Plotting code records
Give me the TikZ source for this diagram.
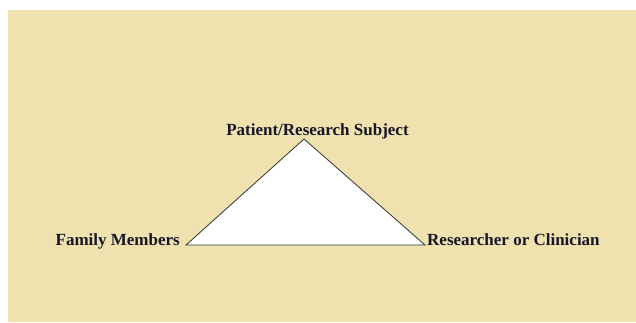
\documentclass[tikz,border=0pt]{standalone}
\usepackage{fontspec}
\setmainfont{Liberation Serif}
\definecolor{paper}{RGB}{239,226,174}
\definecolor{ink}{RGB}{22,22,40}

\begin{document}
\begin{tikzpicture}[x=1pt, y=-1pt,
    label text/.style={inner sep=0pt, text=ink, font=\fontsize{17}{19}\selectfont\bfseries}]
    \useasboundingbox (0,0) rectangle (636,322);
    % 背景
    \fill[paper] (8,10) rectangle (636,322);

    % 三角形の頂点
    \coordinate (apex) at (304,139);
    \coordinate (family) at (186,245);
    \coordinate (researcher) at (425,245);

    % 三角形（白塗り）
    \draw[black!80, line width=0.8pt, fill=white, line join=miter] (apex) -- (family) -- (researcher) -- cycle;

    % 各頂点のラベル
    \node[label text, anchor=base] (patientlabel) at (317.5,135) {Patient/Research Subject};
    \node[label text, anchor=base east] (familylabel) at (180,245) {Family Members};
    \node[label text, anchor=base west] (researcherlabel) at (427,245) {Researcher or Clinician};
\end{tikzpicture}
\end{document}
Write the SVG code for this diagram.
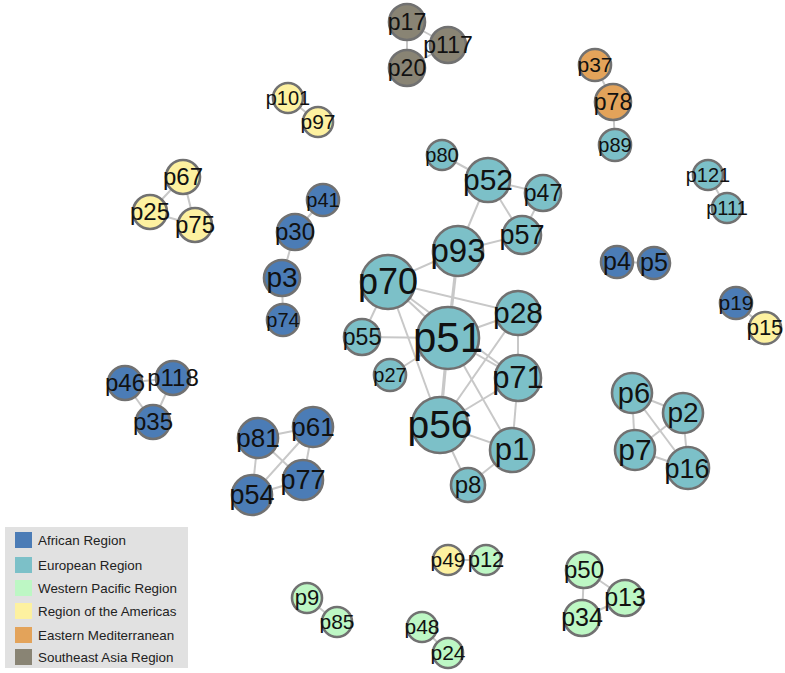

# Problem
The listing above must be printed again exactly, minus its pictures.

# Answer to this problem
Give me the TikZ source for this diagram.
\documentclass[tikz,border=0pt]{standalone}
\usepackage{fontspec}
\setmainfont{Liberation Serif}
\definecolor{paper}{RGB}{239,226,174}
\definecolor{ink}{RGB}{22,22,40}

\begin{document}
\begin{tikzpicture}[x=1pt, y=-1pt,
    label text/.style={inner sep=0pt, text=ink, font=\fontsize{17}{19}\selectfont\bfseries}]
    \useasboundingbox (0,0) rectangle (636,322);
    % 背景
    \fill[paper] (8,10) rectangle (636,322);

    % 三角形の頂点
    \coordinate (apex) at (304,139);
    \coordinate (family) at (186,245);
    \coordinate (researcher) at (425,245);

    % 三角形（白塗り）
    \draw[black!80, line width=0.8pt, fill=white, line join=miter] (apex) -- (family) -- (researcher) -- cycle;

    % 各頂点のラベル
    \node[label text, anchor=base] (patientlabel) at (317.5,135) {Patient/Research Subject};
    \node[label text, anchor=base east] (familylabel) at (180,245) {Family Members};
    \node[label text, anchor=base west] (researcherlabel) at (427,245) {Researcher or Clinician};
\end{tikzpicture}
\end{document}
Write the SVG code for this diagram.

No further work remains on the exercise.